But who are those to whom Mr. Burke has made his appeal? A set of childish thinkers, and half-way politicians born in the last century, men who went no farther with any principle than as it suited their purposes as a party; the nation was always left out of the question; and this has been the character of every party from that day to this. The nation sees nothing of such works, or such politics, worthy its attention. A little matter will move a party, but it must be something great that moves a nation.
Though I see nothing in Mr. Burke's "Appeal" worth taking much notice of, there is, however, one expression upon which I shall offer a few remarks. After quoting largely from the RIGHTS OF MAN, and declining to contest the principles contained in that work, he says: "This will most probably be done (if such writings shall be thought to deserve any other refutation than that of criminal justice) by others, who may think with Mr. Burke and with the same zeal."

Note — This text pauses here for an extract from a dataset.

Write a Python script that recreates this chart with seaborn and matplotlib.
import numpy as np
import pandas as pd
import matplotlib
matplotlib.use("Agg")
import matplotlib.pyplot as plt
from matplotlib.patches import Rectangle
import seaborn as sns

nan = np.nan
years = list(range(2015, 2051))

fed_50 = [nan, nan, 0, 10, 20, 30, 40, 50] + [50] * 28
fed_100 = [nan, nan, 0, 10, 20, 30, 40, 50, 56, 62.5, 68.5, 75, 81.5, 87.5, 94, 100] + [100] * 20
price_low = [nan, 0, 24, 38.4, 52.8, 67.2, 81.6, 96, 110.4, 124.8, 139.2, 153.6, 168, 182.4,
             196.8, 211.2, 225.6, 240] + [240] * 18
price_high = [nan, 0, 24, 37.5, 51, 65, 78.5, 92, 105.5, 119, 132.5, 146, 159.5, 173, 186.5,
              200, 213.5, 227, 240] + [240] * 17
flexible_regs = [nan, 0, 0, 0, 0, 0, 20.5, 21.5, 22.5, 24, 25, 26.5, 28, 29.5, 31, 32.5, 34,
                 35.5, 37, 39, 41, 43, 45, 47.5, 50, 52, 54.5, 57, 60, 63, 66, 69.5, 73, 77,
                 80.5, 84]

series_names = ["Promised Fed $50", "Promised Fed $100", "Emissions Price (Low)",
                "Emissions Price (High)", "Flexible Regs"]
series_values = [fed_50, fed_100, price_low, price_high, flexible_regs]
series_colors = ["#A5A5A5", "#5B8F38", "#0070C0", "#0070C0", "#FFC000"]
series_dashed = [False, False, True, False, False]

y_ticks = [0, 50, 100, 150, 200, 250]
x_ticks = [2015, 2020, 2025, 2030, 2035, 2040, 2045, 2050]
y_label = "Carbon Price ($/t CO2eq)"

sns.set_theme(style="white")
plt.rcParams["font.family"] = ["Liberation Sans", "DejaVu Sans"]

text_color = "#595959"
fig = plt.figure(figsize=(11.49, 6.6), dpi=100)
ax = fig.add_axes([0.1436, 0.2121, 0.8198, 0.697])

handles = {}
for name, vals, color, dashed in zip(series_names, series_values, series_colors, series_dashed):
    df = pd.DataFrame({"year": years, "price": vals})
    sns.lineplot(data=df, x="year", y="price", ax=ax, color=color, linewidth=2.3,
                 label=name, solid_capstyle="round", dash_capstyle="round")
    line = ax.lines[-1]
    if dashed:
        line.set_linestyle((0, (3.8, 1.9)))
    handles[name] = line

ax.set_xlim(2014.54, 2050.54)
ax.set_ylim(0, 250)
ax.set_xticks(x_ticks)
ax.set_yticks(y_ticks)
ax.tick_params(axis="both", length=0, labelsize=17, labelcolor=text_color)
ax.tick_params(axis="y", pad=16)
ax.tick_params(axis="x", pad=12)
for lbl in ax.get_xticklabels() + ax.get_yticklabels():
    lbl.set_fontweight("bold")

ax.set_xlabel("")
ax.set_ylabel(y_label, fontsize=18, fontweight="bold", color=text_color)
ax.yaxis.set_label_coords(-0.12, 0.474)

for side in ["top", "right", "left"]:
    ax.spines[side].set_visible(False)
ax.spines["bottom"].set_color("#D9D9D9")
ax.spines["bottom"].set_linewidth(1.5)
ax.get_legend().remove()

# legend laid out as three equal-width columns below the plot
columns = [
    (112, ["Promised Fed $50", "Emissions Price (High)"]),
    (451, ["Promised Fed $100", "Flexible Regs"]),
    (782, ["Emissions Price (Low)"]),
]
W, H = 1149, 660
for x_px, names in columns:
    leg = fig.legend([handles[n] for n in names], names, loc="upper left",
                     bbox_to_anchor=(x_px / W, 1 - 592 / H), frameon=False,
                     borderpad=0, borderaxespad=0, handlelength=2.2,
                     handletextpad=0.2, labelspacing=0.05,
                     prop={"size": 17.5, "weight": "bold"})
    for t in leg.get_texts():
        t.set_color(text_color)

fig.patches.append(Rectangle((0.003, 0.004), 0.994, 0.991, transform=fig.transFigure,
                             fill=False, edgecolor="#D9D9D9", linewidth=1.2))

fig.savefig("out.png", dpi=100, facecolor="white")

In the first place, it has not yet been done by anybody. Not less, I believe, than eight or ten pamphlets intended as answers to the former part of the RIGHTS OF MAN have been published by different persons, and not one of them to my knowledge, has extended to a second edition, nor are even the titles of them so much as generally remembered. As I am averse to unnecessary multiplying publications, I have answered none of them. And as I believe that a man may write himself out of reputation when nobody else can do it, I am careful to avoid that rock.
But as I would decline unnecessary publications on the one hand, so would I avoid everything that might appear like sullen pride on the other. If Mr. Burke, or any person on his side the question, will produce an answer to the RIGHTS OF MAN that shall extend to a half, or even to a fourth part of the number of copies to which the Rights Of Man extended, I will reply to his work. But until this be done, I shall so far take the sense of the public for my guide (and the world knows I am not a flatterer) that what they do not think worth while to read, is not worth mine to answer. I suppose the number of copies to which the first part of the RIGHTS OF MAN extended, taking England, Scotland, and Ireland, is not less than between forty and fifty thousand.
I now come to remark on the remaining part of the quotation I have made from Mr. Burke.
"If," says he, "such writings shall be thought to deserve any other refutation than that of criminal justice."
Pardoning the pun, it must be criminal justice indeed that should condemn a work as a substitute for not being able to refute it. The greatest condemnation that could be passed upon it would be a refutation. But in proceeding by the method Mr. Burke alludes to, the condemnation would, in the final event, pass upon the criminality of the process and not upon the work, and in this case, I had rather be the author, than be either the judge or the jury that should condemn it.
But to come at once to the point. I have differed from some professional gentlemen on the subject of prosecutions, and I since find they are falling into my opinion, which I will here state as fully, but as concisely as I can.
I will first put a case with respect to any law, and then compare it with a government, or with what in England is, or has been, called a constitution.
It would be an act of despotism, or what in England is called arbitrary power, to make a law to prohibit investigating the principles, good or bad, on which such a law, or any other is founded.